About the Contributors:
Kimberly Campanello
Kimberly Campanello's most recent projects are MOTHERBABYHOME, a 796-page visual poetry-object and reader’s edition book (zimZalla, 2019), and sorry that you were not moved (2022), an interactive digital poetry publication produced in collaboration with Christodoulos Makris and Fallow Media. She is an inaugural Markievicz Award winner from Ireland's Department of Culture, Heritage and the Gaeltacht and the Arts Council, and she represented the UK in Munich at Klang Farben Text: Visual Poetry for the 21st Century, a festival organised by the British Council, the National Poetry Library, and Lyrik Kabinett. New poems have appeared in Granta, Poetry Review, Cambridge Literary Review, The White Review, and Poetry Ireland Review. New prose features in Tolka and in Somesuch Stories. She is Professor of Poetry at the University of Leeds.
Liz Berry
Liz Berry is an award-winning poet and author of the critically acclaimed collections Black Country (Chatto, 2014); The Republic of Motherhood (Chatto, 2018); The Dereliction (Hercules Editions, 2021), a collaboration with artist Tom Hicks; and most recently The Home Child (Chatto, 2023), a novel in verse.
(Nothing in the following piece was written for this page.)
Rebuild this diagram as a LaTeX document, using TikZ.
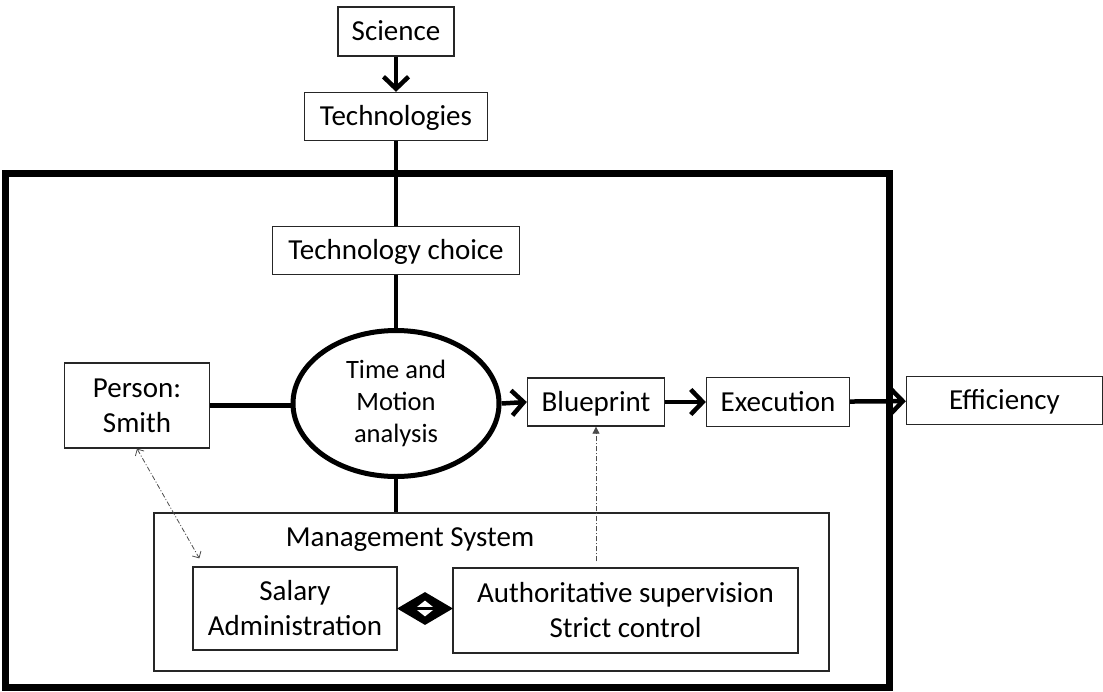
\documentclass[tikz,border=0pt]{standalone}
\usepackage{fontspec}
\setmainfont{Carlito}
\usepackage{tikz}
\usetikzlibrary{shapes.geometric, arrows.meta}
\newcommand{\boxfont}{\fontsize{29}{35}\selectfont}
\newcommand{\ovalfont}{\fontsize{26.5}{32}\selectfont}
\tikzstyle{box} = [rectangle, 
draw=black!85, 
line width=1.3pt, 
minimum height=48pt, 
inner sep=0pt, 
text centered, 
align=center, 
font=\boxfont]
\tikzstyle{oneline} = [text height=22pt, text depth=4pt]
\tikzstyle{analysis} = [ellipse, 
draw=black, 
line width=5pt, 
minimum width=206pt, 
minimum height=146pt, 
inner sep=0pt, 
align=center, 
font=\ovalfont]
\tikzstyle{frame} = [draw=black, line width=7pt]
\tikzstyle{link} = [line width=4pt]
\tikzstyle{arrow} = [line width=4.5pt, -{Straight Barb[length=12pt, width=25pt]}]
\tikzstyle{dotarrow} = [line width=0.8pt, draw=black!70, 
dash pattern=on 5pt off 2pt on 1pt off 2pt]

\begin{document}
\begin{tikzpicture}[x=1pt, y=-1pt, node distance=85pt]
\useasboundingbox (0,0) rectangle (1103,691);

\draw [frame] (5,173.5) rectangle (889.5,687.5);

\node (science) [box, oneline, minimum width=116pt, minimum height=49pt] at (396,31.5) {Science};
\node (tech) [box, oneline, below of=science, minimum width=183pt] {Technologies};
\node (choice) [box, oneline, below of=tech, yshift=-49pt, minimum width=247pt] {Technology choice};
\node (tam) [analysis, below of=choice, yshift=-68pt] {Time and\\Motion\\analysis};

\node (person) [box, left of=tam, xshift=-174pt, yshift=-2pt, minimum width=145pt, minimum height=85pt] {Person:\\Smith};
\node (blueprint) [box, oneline, right of=tam, xshift=115pt, yshift=1.5pt, minimum width=137pt] {Blueprint};
\node (execution) [box, oneline, right of=blueprint, xshift=97pt, minimum width=143pt, minimum height=49pt] {Execution};
\node (efficiency) [box, oneline, right of=execution, xshift=141.5pt, yshift=1.5pt, minimum width=196pt] {Efficiency};

\node (mgmt) [box, minimum width=675pt, minimum height=158pt] at (491.5,592) {};
\node (mgmttitle) [font=\boxfont, inner sep=0pt] at (410,540) {Management System};
\node (salary) [box, minimum width=204pt, minimum height=83pt] at (295,608.5) {Salary\\Administration};
\node (auth) [box, minimum width=345pt, minimum height=85pt] at (625.5,610.5) {Authoritative supervision\\Strict control};

% two-way link between salary and supervision
\node (linkmark) [diamond, fill=black, minimum width=56pt, minimum height=33pt, inner sep=0pt] at (425,608.5) {};
\node (linkhole) [diamond, fill=white, minimum width=20pt, minimum height=16pt, inner sep=0pt] at (linkmark.center) {};
\draw [line width=3.5pt, line cap=round] ([xshift=-9pt]linkhole.center) -- ([xshift=9pt]linkhole.center);

\coordinate (supfoot) at ([yshift=6pt]auth.north -| blueprint.south);

\draw [arrow] (science) -- (tech);
\draw [link, line width=4.5pt] (tech.south) -- (tech.south |- choice.north);
\draw [link, line width=4.5pt] (choice.south -| tam.north) -- (tam.north);
\draw [link, line width=4.5pt] (person.east) -- (person.east -| tam.west);
\draw [link] (tam.south) -- (tam.south |- mgmt.north);
\draw [arrow] (tam.east) -- (blueprint.west);
\draw [arrow] (blueprint) -- (execution);
\draw [arrow] (execution) -- (efficiency);
\draw [dotarrow, {Straight Barb[length=5pt, width=10pt]}-{Straight Barb[length=5pt, width=10pt]}] (person.south) -- ([xshift=7pt, yshift=8pt]salary.north west);
\draw [dotarrow, -{Triangle[length=7pt, width=7pt]}] (supfoot) -- (blueprint.south);

\end{tikzpicture}
\end{document}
Liz’s work, described as “a sooty soaring hymn to her native West Midlands” (Guardian), celebrates the landscape, history and dialect of the region. Liz has received the Somerset Maugham Award, Geoffrey Faber Memorial Prize and Forward Prizes. Her poem ‘Homing’, a love poem for the language of the Black Country, is part of the GCSE English syllabus. Liz is a patron of Writing West Midlands and lives in Birmingham with her family.
Lucy Arnold
Dr Lucy Arnold is a Senior Lecturer in English Literature (Contemporary) in the Department of English, Media and Culture at the University of Worcester, UK. She is a specialist in contemporary literature with particular research interests in contemporary gothic, narratives of haunting, contemporary women’s writing and psychoanalytic criticism. The majority of her published work to date has concerned the writing of Booker Prize winning novelist Hilary Mantel, with her monograph, Reading Hilary Mantel: Haunted Decades, published with Bloomsbury in 2019. She is the Principal Investigator of ‘the AHRC funded research network ‘Haunting Issues: Children, Spectrality and Culture’.